Required work — Extract only the first line of the listing and every line after it up to and including the one with "x_ticks = [-200, -150, -100, -50, 0, 50]". Omit the pictures.

Dataset content —
========================================================================
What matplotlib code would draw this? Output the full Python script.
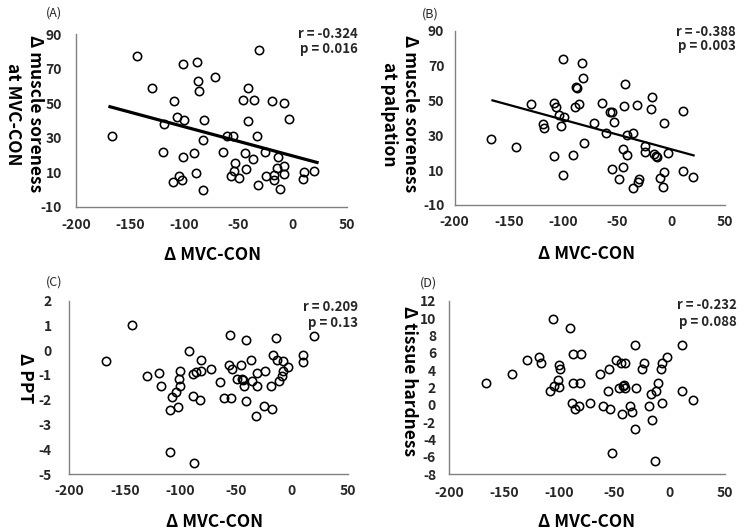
import matplotlib
matplotlib.use("Agg")
import matplotlib.pyplot as plt

plt.rcParams['font.family'] = ['Noto Sans CJK JP', 'DejaVu Sans']

# ---------------- data ----------------
x_ticks = [-200, -150, -100, -50, 0, 50]

a_x = [-167.1, -144.0, -130.1, -119.3, -118.4, -109.5, -110.1, -107.0, -104.9, -101.8,
       -101.5, -100.9, -100.2, -91.6, -88.5, -89.2, -87.6, -86.7, -83.0, -82.7,
       -81.5, -72.2, -64.5, -60.8, -57.1, -55.6, -54.7, -53.4, -49.8, -46.1,
       -44.5, -43.0, -41.7, -41.4, -37.1, -35.6, -33.1, -32.2, -31.6, -25.7,
       -24.8, -19.0, -17.7, -17.1, -13.7, -14.7, -11.6, -8.5, -7.9, -8.5,
       -3.6, 10.0, 9.7, 19.2]
a_y = [31, 77, 59, 21.7, 37.8, 51.3, 4.5, 42.2, 7.8, 5.5,
       72.6, 19, 40.3, 21, 74.1, 9.9, 63.1, 57.1, -0.3, 28.9,
       40.1, 65.4, 21.7, 31, 7.8, 31, 10.7, 15.7, 6.8, 51.9,
       21, 11.7, 59, 39.9, 17.9, 51.9, 31, 2.6, 80.5, 21.7,
       7.8, 51.3, 8.4, 5.5, 19, 12.8, 0.6, 13.8, 50.3, 8.8,
       40.9, 10.1, 5.9, 10.7]
a_fit_x = [-170.1, 23.8]
a_fit_y = [48.2, 15.5]

b_x = [-166.4, -143.3, -129.2, -118.4, -117.5, -108.6, -108.6, -106.1, -103.9, -101.5,
       -100.2, -100.2, -99.0, -91.0, -88.5, -87.9, -87.3, -85.5, -82.1, -81.8,
       -80.5, -71.3, -63.9, -59.9, -56.5, -54.7, -54.7, -52.5, -48.5, -44.2,
       -44.8, -43.6, -42.4, -40.5, -40.5, -35.6, -35.0, -31.3, -30.0, -30.4,
       -24.5, -23.9, -17.8, -18.4, -15.9, -13.7, -13.1, -10.0, -7.9, -7.0,
       -6.7, -2.9, 10.6, 10.6, 20.4]
b_y = [27.7, 23.1, 47.9, 36.5, 34, 18.3, 48.3, 46, 41.6, 35.5,
       73.7, 7.2, 40.7, 18.9, 46, 57.5, 57.3, 47.9, 71.6, 62.7,
       25.4, 37.2, 48.3, 31.5, 43.3, 43.3, 10.5, 37.8, 4.7, 12,
       21.9, 46.8, 59.2, 18.5, 30.2, 31.5, -0.4, 47.2, 5.1, 3,
       24, 20.4, 51.8, 45.1, 19.1, 18.1, 17.7, 5.7, 0.1, 9.1,
       37.2, 19.6, 9.5, 43.9, 6.1]
b_fit_x = [-166.1, 21.7]
b_fit_y = [50.2, 18.3]

c_x = [-166.8, -143.8, -130.0, -119.3, -117.5, -109.4, -109.4, -107.3, -104.3, -101.9,
       -101.0, -100.4, -100.1, -92.0, -89.1, -89.1, -87.6, -86.1, -82.5, -81.9,
       -81.6, -72.6, -64.5, -60.9, -56.8, -55.9, -55.0, -53.5, -49.6, -45.4,
       -44.5, -43.9, -43.0, -41.2, -41.2, -36.7, -35.5, -32.5, -31.3, -31.3,
       -24.5, -25.1, -19.1, -17.6, -17.0, -14.6, -13.4, -11.3, -8.6, -8.0,
       -7.7, -3.2, 9.9, 9.9, 19.5]
c_y = [-0.44, 1.02, -1.03, -0.91, -1.45, -2.40, -4.10, -1.89, -1.70, -2.28,
       -1.18, -1.45, -0.84, -0.05, -1.85, -0.95, -4.57, -0.88, -2.01, -0.85,
       -0.40, -0.77, -1.28, -1.94, -0.58, 0.60, -1.93, -0.77, -1.15, -0.60,
       -1.16, -1.20, -1.45, 0.40, -2.05, -0.40, -1.24, -2.66, -0.93, -1.45,
       -0.85, -2.25, -1.43, -2.37, -0.21, 0.51, -0.40, -1.24, -1.04, -0.83,
       -0.42, -0.68, -0.19, -0.49, 0.57]

d_x = [-166.4, -143.1, -129.5, -118.9, -116.8, -108.9, -106.2, -104.7, -101.4, -100.5,
       -100.2, -99.5, -90.8, -88.7, -88.0, -87.7, -85.9, -82.0, -81.1, -80.2,
       -72.0, -63.2, -60.2, -55.7, -54.8, -54.2, -52.6, -48.7, -45.7, -44.2,
       -43.6, -42.7, -41.8, -40.9, -40.3, -35.7, -34.5, -31.8, -31.2, -30.6,
       -24.8, -23.3, -18.5, -17.2, -16.0, -13.6, -12.4, -10.3, -8.2, -7.0,
       -6.7, -2.7, 11.2, 11.2, 21.2]
d_y = [2.46, 3.5, 5.15, 5.54, 4.85, 1.54, 9.85, 2.15, 2.85, 2.08,
       4.58, 4.12, 8.88, 0.15, 5.88, 2.46, -0.54, -0.15, 2.46, 5.88,
       0.15, 3.5, -0.15, 1.54, 4.15, -0.54, -5.54, 5.15, 1.88, 4.85,
       -1.12, 2.15, 2.27, 1.88, 4.85, -0.15, -0.81, 6.88, -2.85, 1.88,
       4.15, 4.85, -0.15, 1.23, -1.81, -6.46, 1.54, 2.46, 4.15, 4.85,
       0.15, 5.46, 6.88, 1.54, 0.5]

a_yticks = [-10, 10, 30, 50, 70, 90]
b_yticks = [-10, 10, 30, 50, 70, 90]
c_yticks = [-5, -4, -3, -2, -1, 0, 1, 2]
d_yticks = [-8, -6, -4, -2, 0, 2, 4, 6, 8, 10, 12]

panel_letters = ['(A)', '(B)', '(C)', '(D)']
y_labels = ['Δ muscle soreness\nat MVC-CON', 'Δ muscle soreness\nat palpation',
            'Δ PPT', 'Δ tissue hardness']
x_label = 'Δ MVC-CON'
r_texts = ['r = -0.324', 'r = -0.388', 'r = 0.209', 'r = -0.232']
p_texts = ['p = 0.016', 'p = 0.003', 'p = 0.13', 'p = 0.088']

# ---------------- layout ----------------
W, H = 744, 532
fig = plt.figure(figsize=(W / 100, H / 100), dpi=100)
fig.patch.set_facecolor('white')

def px_axes(l, t, r, b):
    return fig.add_axes([l / W, 1 - b / H, (r - l) / W, (b - t) / H])

TICK_COLOR = '#262626'
SPINE_COLOR = '#808080'

panels = [
    dict(box=(76, 34, 347, 207), xs=a_x, ys=a_y, yt=a_yticks, fit=(a_fit_x, a_fit_y, 2.3),
         ypad=10.0, xpad=8.0, letter=(54, 13), ylab=(24, 114), xlab=(213, 260),
         rpos=(358, 37.5, 53.5)),
    dict(box=(454.7, 30.7, 725.3, 205), xs=b_x, ys=b_y, yt=b_yticks, fit=(b_fit_x, b_fit_y, 1.6),
         ypad=7.5, xpad=7.0, letter=(430, 14), ylab=(399.5, 114), xlab=(587, 259),
         rpos=(736, 36, 50)),
    dict(box=(69, 300.7, 347.7, 474), xs=c_x, ys=c_y, yt=c_yticks, fit=None,
         ypad=12.5, xpad=7.5, letter=(54, 282), ylab=(24.5, 378), xlab=(215, 527),
         rpos=(358, 310.7, 326.7)),
    dict(box=(449.3, 300.7, 724.7, 474), xs=d_x, ys=d_y, yt=d_yticks, fit=None,
         ypad=9.5, xpad=8.5, letter=(428.5, 283), ylab=(408.5, 381), xlab=(587, 527),
         rpos=(737, 309.3, 326)),
]

for i, p in enumerate(panels):
    ax = px_axes(*p['box'])
    ax.plot(p['xs'], p['ys'], linestyle='none', marker='o', markersize=6.0,
            markerfacecolor='none', markeredgecolor='black', markeredgewidth=1.15,
            clip_on=False, zorder=3)
    if p['fit'] is not None:
        fx, fy, lw = p['fit']
        ax.plot(fx, fy, color='black', linewidth=lw, solid_capstyle='butt', zorder=2)
    ax.set_xlim(x_ticks[0], x_ticks[-1])
    ax.set_ylim(p['yt'][0], p['yt'][-1])
    ax.set_xticks(x_ticks)
    ax.set_yticks(p['yt'])
    ax.set_xticklabels([str(v) for v in x_ticks])
    ax.set_yticklabels([str(v) for v in p['yt']])
    for s in ['top', 'right']:
        ax.spines[s].set_visible(False)
    for s in ['left', 'bottom']:
        ax.spines[s].set_color(SPINE_COLOR)
        ax.spines[s].set_linewidth(1.0)
    ax.tick_params(axis='both', length=0, labelsize=10, labelcolor=TICK_COLOR)
    ax.tick_params(axis='y', pad=p['ypad'])
    ax.tick_params(axis='x', pad=p['xpad'])
    for lab in ax.get_xticklabels() + ax.get_yticklabels():
        lab.set_fontweight('bold')
    ax.set_facecolor('none')

    lx, ly = p['letter']
    fig.text(lx / W, 1 - ly / H, panel_letters[i], ha='center', va='center',
             fontsize=9, color='#262626')
    yx, yy = p['ylab']
    fig.text(yx / W, 1 - yy / H, y_labels[i], rotation=270, ha='center', va='center',
             fontsize=12.5, fontweight='bold', color='black', linespacing=1.25,
             multialignment='center')
    xx, xb = p['xlab']
    fig.text(xx / W, 1 - xb / H, x_label, ha='center', va='baseline',
             fontsize=12.5, fontweight='bold', color='black')
    rx, rb, pb = p['rpos']
    fig.text(rx / W, 1 - rb / H, r_texts[i], ha='right', va='baseline',
             fontsize=9.5, fontweight='bold', color='#262626')
    fig.text(rx / W, 1 - pb / H, p_texts[i], ha='right', va='baseline',
             fontsize=9.5, fontweight='bold', color='#262626')

fig.savefig('out.png', dpi=100)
========================================================================
Expected output —
What matplotlib code would draw this? Output the full Python script.
import matplotlib
matplotlib.use("Agg")
import matplotlib.pyplot as plt

plt.rcParams['font.family'] = ['Noto Sans CJK JP', 'DejaVu Sans']

# ---------------- data ----------------
x_ticks = [-200, -150, -100, -50, 0, 50]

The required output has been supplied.